To show that all this new activity actually caused functional
improvements, the scientists tested the mice's ability to avoid a
certain area where they detected unpleasant odors that they associated
with danger, such as scents of predators or rotten food.
They had lost that survival skill as their olfactory nerve cells
atrophied, but after the telomerase boost, those nerves regenerated and
the mice regained their crucial sense of smell.
"One of the most amazing changes was in the animals' testes, which
were essentially barren as aging caused the death and elimination of
sperm cells," recounted DePinho. "When we restored telomerase, the
testes produced new sperm cells, and the animals' fecundity was improved
— their mates gave birth to larger litters."
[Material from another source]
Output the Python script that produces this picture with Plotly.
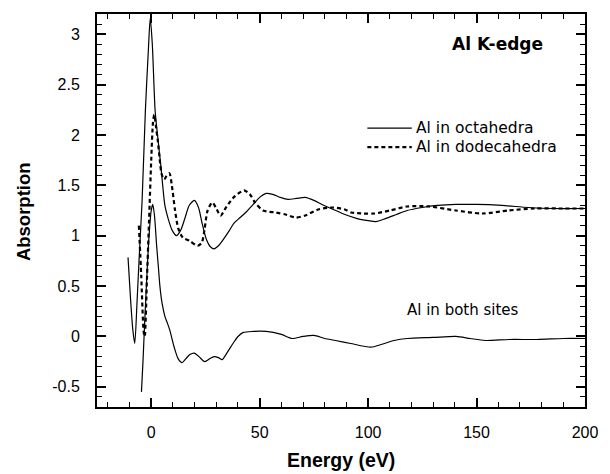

The telomerase boost also lengthened the rodents' lifespans compared
to their untreated counterparts — but they did not live longer than
normal mice, said the researchers.
The authors concluded, "This unprecedented reversal of age-related
decline in the central nervous system and other organs vital to adult
mammalian health justifies exploration of telomere rejuvenation
strategies for age-associated diseases."
Other authors include members of the DePinho research group and
Eleftheria Maratos-Flier, MD, of Beth Israel Deaconess Medical Center
and Harvard Medical School.
The research was supported by grants from the National Institutes of Health and the Belfer Foundation.